The modulus has already been explained, nevertheless, let's recapitulate.
To find the remainder of k
modulo 2^n-1
, write
k = a + 2^n*b, 0 <= a < 2^n
Then
k = a + ((2^n-1) + 1) * b
= (a + b) + (2^n-1)*b
≡ (a + b) (mod 2^n-1)
If a + b >= 2^n
, repeat until the remainder is less than 2^n
, and if that leads you to a + b = 2^n-1
, replace that with 0. Each "shift right by n
and add to the last n
bits" moves the first set bit right by n
or n-1
places (unless k < 2^(2*n-1)
, when the first set bit after the shift-and-add may be the 2^n
bit).
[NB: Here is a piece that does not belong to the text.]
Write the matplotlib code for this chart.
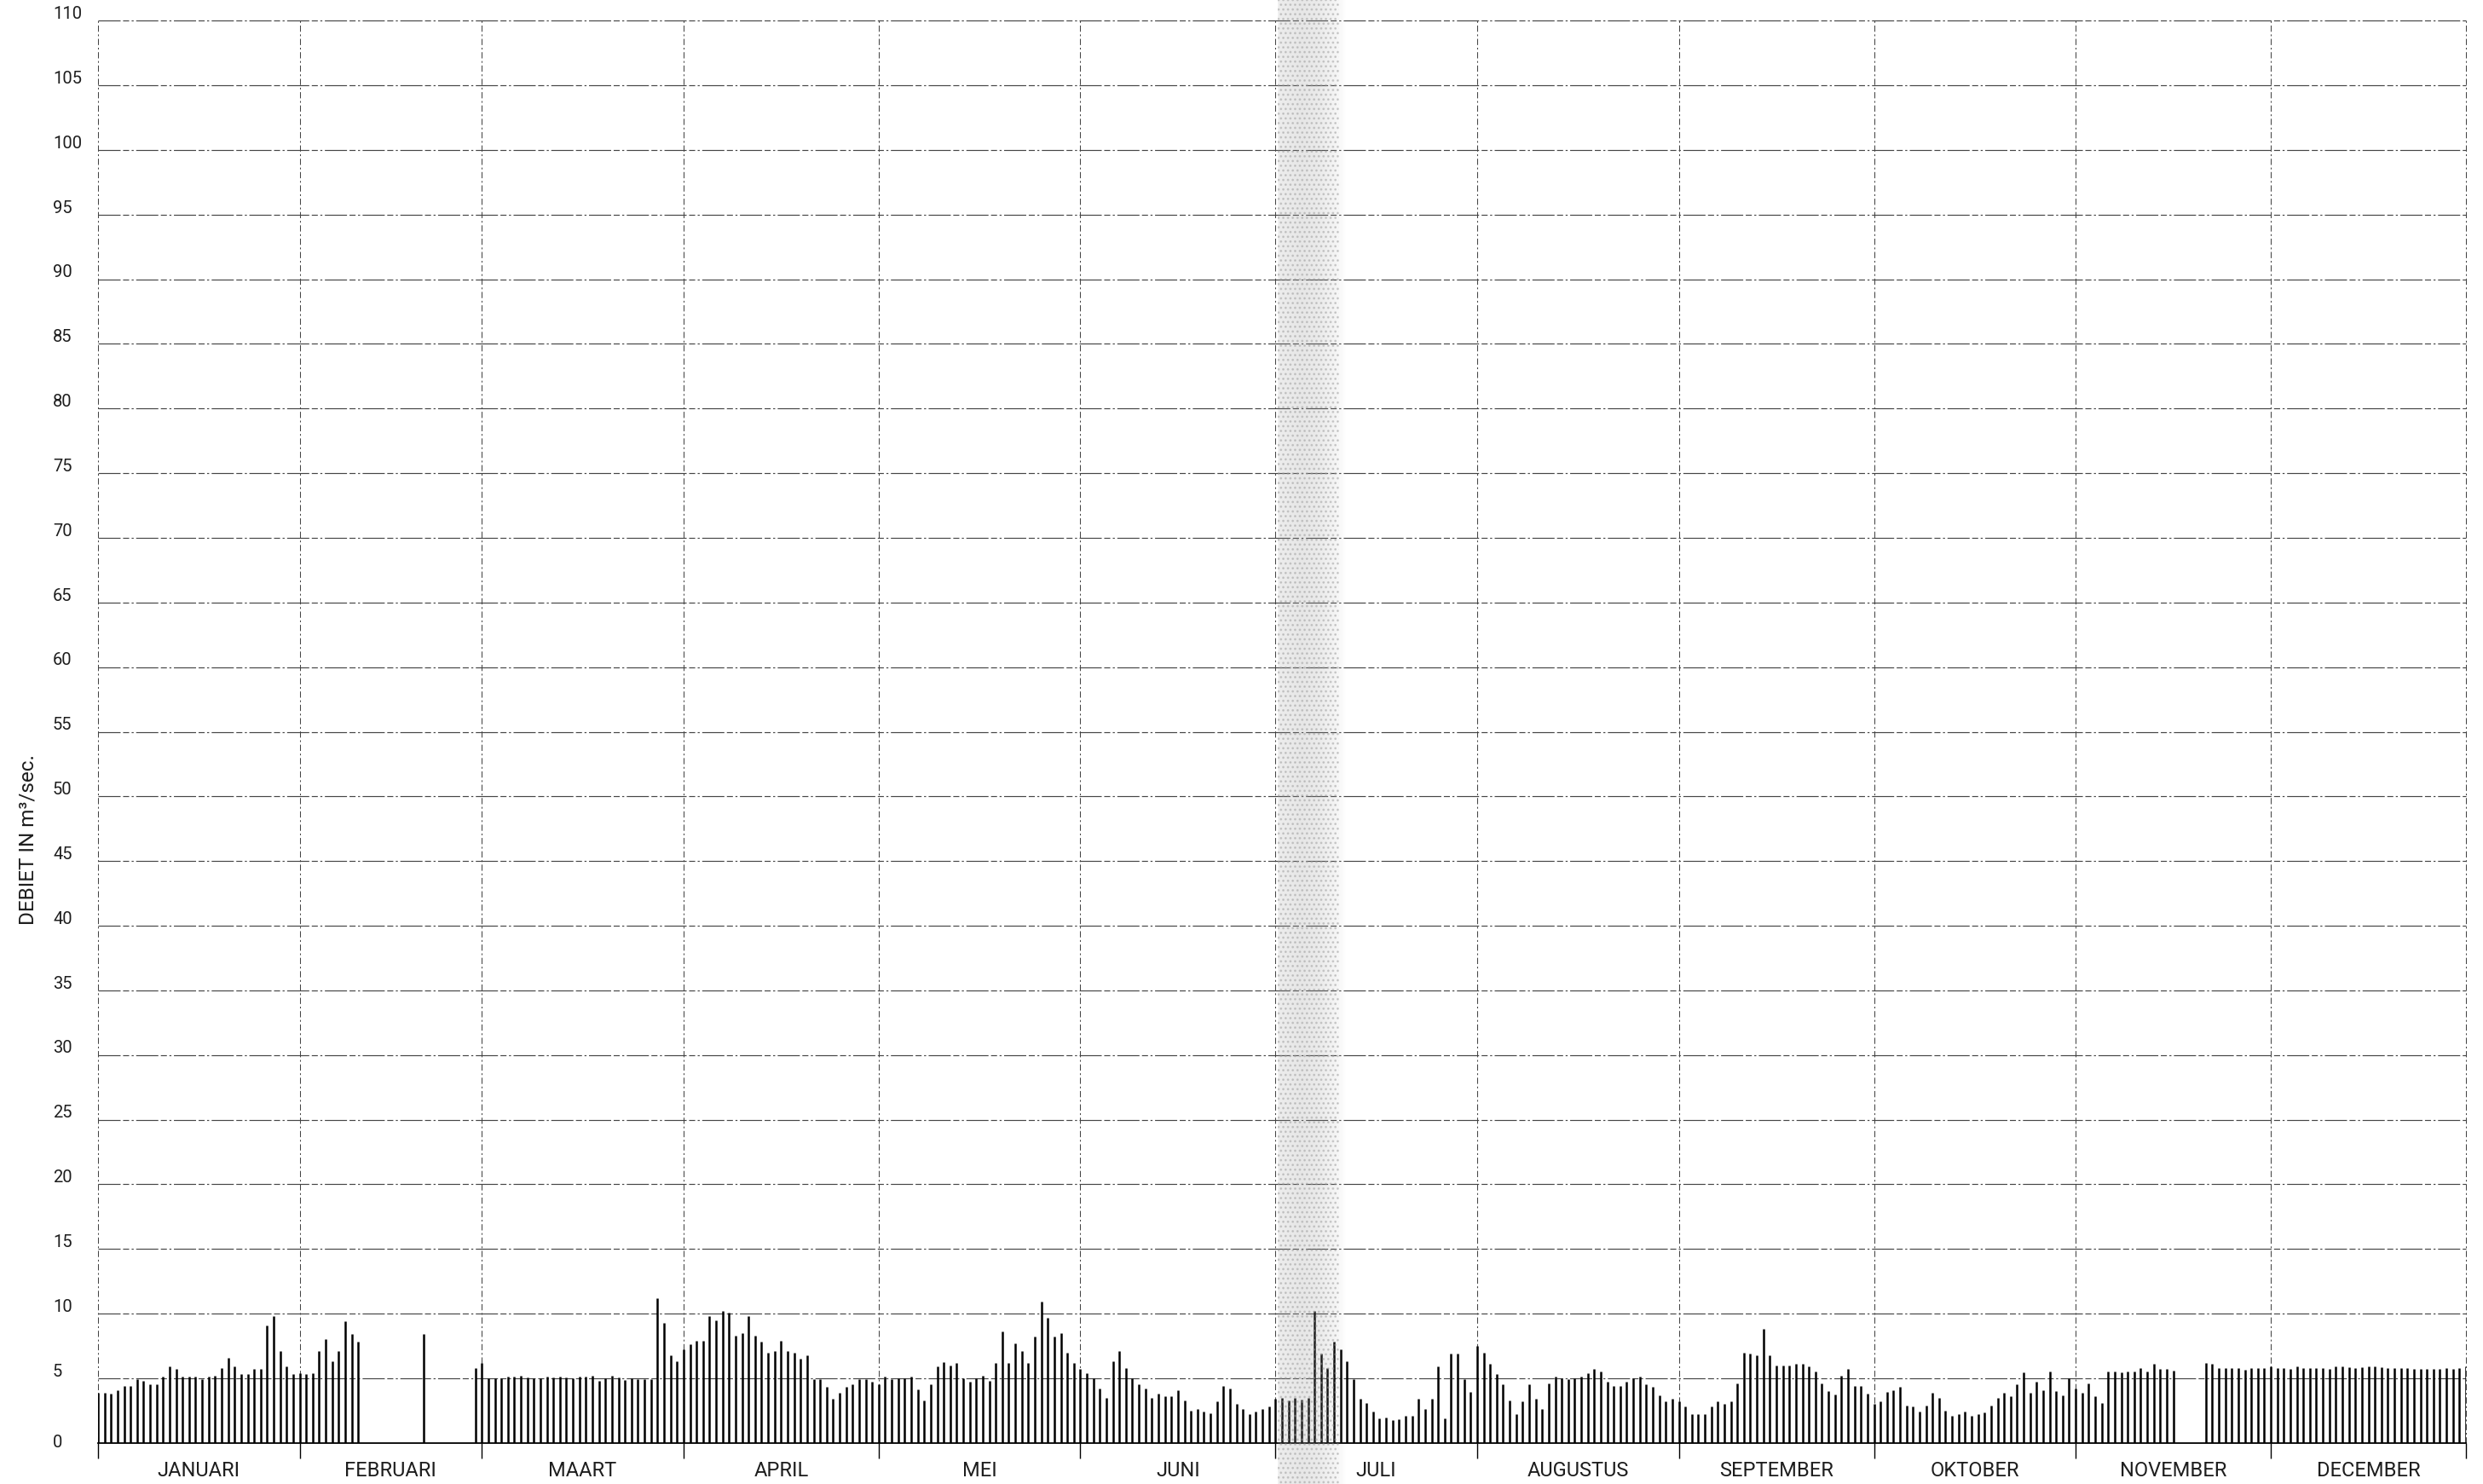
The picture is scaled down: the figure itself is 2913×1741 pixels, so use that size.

So if the width of the type is large compared to n
, this will need many shifts - consider a 128-bit type and n = 3
, for large k
you will need over 40 shifts. To reduce the number of shifts required, you can exploit the fact that
2^(m*n) - 1 = (2^n - 1) * (2^((m-1)*n) + 2^((m-2)*n) + ... + 2^(2*n) + 2^n + 1),
of which we will only use that 2^n - 1
divides 2^(m*n) - 1
for all m > 0
. Then you shift by multiples of n
that are roughly half the maximal bit-length the value can have at that step. For the above example of a 128-bit type and the remainder modulo 7 (2^3 - 1
), the closest multiples of 3 to 128/2 are 63 and 66, first shift by 63 bits
r_1 = (k & (2^63 - 1)) + (k >> 63) // r_1 < 2^63 + 2^(128-63) < 2^66
to get a number with at most 66 bits, then shift by 66/2 = 33 bits
r_2 = (r_1 & (2^33 - 1)) + (r_1 >> 33) // r_2 < 2^33 + 2^(66-33) = 2^34
to reach at most 34 bits. Next shift by 18 bits, then 9, 6, 3
r_3 = (r_2 & (2^18 - 1)) + (r_2 >> 18) // r_3 < 2^18 + 2^(34-18) < 2^19
r_4 = (r_3 & (2^9 - 1)) + (r_3 >> 9) // r_4 < 2^9 + 2^(19-9) < 2^11
r_5 = (r_4 & (2^6 - 1)) + (r_4 >> 6) // r_5 < 2^6 + 2^(11-6) < 2^7
r_6 = (r_5 & (2^3 - 1)) + (r_5 >> 3) // r_6 < 2^3 + 2^(7-3) < 2^5
r_7 = (r_6 & (2^3 - 1)) + (r_6 >> 3) // r_7 < 2^3 + 2^(5-3) < 2^4
Now a single subtraction if r_7 >= 2^3 - 1
suffices. To calculate k % (2^n -1)
in a b-bit type, O(log2 (b/n)) shifts are needed.
The quotient is obtained similarly, again we write
k = a + 2^n*b, 0 <= a < 2^n
= a + ((2^n-1) + 1)*b
= (2^n-1)*b + (a+b),
so k/(2^n-1) = b + (a+b)/(2^n-1)
, and we continue while a+b > 2^n-1
. Here we unfortunately cannot reduce the work by shifting and masking about half the width, so the method is only efficient when n
is not much smaller than the width of the type.
Code for the fast cases where n
is not too small:
unsigned long long modulus_2n1(unsigned n, unsigned long long k) {
unsigned long long mask = (1ULL << n) - 1ULL;
while(k > mask) {
k = (k & mask) + (k >> n);
}
return k == mask ? 0 : k;
}
unsigned long long quotient_2n1(unsigned n, unsigned long long k) {
unsigned long long mask = (1ULL << n) - 1ULL, quotient = 0;
while(k > mask) {
quotient += k >> n;
k = (k & mask) + (k >> n);
}
return k == mask ? quotient + 1 : quotient;
}
For the special case where n
is half the width of the type, the loop runs at most twice, so if branches are expensive, it may be better to unroll the loop and unconditionally execute the loop body twice.